**Required task**
Extract the complete data exactly as given.
:: Data extract
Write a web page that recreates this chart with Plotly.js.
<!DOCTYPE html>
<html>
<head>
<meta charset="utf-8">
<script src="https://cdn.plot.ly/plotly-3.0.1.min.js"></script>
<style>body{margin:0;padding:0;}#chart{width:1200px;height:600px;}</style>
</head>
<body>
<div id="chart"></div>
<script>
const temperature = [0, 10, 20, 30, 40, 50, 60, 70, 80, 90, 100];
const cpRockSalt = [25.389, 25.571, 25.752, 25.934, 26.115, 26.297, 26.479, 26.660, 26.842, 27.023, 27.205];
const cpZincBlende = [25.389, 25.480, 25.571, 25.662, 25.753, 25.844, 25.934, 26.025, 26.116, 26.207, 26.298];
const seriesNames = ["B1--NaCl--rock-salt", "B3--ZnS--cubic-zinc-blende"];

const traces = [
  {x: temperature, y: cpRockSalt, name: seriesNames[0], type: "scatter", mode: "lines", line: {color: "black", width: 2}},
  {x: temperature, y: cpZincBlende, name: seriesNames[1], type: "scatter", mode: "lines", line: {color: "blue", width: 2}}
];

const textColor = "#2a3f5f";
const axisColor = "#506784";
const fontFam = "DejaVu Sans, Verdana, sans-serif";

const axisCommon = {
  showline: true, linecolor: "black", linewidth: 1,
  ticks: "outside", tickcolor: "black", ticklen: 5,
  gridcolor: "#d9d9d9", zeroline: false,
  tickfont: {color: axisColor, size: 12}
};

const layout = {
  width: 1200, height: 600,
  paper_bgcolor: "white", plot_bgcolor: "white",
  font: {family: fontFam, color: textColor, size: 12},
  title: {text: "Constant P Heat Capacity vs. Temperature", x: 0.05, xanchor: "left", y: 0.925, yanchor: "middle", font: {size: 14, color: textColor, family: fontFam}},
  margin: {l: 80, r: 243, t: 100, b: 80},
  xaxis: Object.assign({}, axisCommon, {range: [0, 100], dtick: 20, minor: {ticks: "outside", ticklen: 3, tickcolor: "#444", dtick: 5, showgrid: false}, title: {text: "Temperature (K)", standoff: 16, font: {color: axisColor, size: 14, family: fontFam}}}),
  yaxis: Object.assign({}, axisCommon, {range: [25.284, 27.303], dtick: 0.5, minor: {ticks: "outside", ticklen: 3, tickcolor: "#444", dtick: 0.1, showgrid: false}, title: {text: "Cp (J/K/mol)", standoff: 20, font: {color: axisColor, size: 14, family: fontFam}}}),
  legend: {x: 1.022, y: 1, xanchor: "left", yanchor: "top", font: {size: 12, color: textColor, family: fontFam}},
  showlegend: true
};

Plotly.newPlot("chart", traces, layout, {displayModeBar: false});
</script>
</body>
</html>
::::
**Output of the task**
Write a web page that recreates this chart with Plotly.js.
<!DOCTYPE html>
<html>
<head>
<meta charset="utf-8">
<script src="https://cdn.plot.ly/plotly-3.0.1.min.js"></script>
<style>body{margin:0;padding:0;}#chart{width:1200px;height:600px;}</style>
</head>
<body>
<div id="chart"></div>
<script>
const temperature = [0, 10, 20, 30, 40, 50, 60, 70, 80, 90, 100];
const cpRockSalt = [25.389, 25.571, 25.752, 25.934, 26.115, 26.297, 26.479, 26.660, 26.842, 27.023, 27.205];
const cpZincBlende = [25.389, 25.480, 25.571, 25.662, 25.753, 25.844, 25.934, 26.025, 26.116, 26.207, 26.298];
const seriesNames = ["B1--NaCl--rock-salt", "B3--ZnS--cubic-zinc-blende"];

const traces = [
  {x: temperature, y: cpRockSalt, name: seriesNames[0], type: "scatter", mode: "lines", line: {color: "black", width: 2}},
  {x: temperature, y: cpZincBlende, name: seriesNames[1], type: "scatter", mode: "lines", line: {color: "blue", width: 2}}
];

const textColor = "#2a3f5f";
const axisColor = "#506784";
const fontFam = "DejaVu Sans, Verdana, sans-serif";

const axisCommon = {
  showline: true, linecolor: "black", linewidth: 1,
  ticks: "outside", tickcolor: "black", ticklen: 5,
  gridcolor: "#d9d9d9", zeroline: false,
  tickfont: {color: axisColor, size: 12}
};

const layout = {
  width: 1200, height: 600,
  paper_bgcolor: "white", plot_bgcolor: "white",
  font: {family: fontFam, color: textColor, size: 12},
  title: {text: "Constant P Heat Capacity vs. Temperature", x: 0.05, xanchor: "left", y: 0.925, yanchor: "middle", font: {size: 14, color: textColor, family: fontFam}},
  margin: {l: 80, r: 243, t: 100, b: 80},
  xaxis: Object.assign({}, axisCommon, {range: [0, 100], dtick: 20, minor: {ticks: "outside", ticklen: 3, tickcolor: "#444", dtick: 5, showgrid: false}, title: {text: "Temperature (K)", standoff: 16, font: {color: axisColor, size: 14, family: fontFam}}}),
  yaxis: Object.assign({}, axisCommon, {range: [25.284, 27.303], dtick: 0.5, minor: {ticks: "outside", ticklen: 3, tickcolor: "#444", dtick: 0.1, showgrid: false}, title: {text: "Cp (J/K/mol)", standoff: 20, font: {color: axisColor, size: 14, family: fontFam}}}),
  legend: {x: 1.022, y: 1, xanchor: "left", yanchor: "top", font: {size: 12, color: textColor, family: fontFam}},
  showlegend: true
};

Plotly.newPlot("chart", traces, layout, {displayModeBar: false});
</script>
</body>
</html>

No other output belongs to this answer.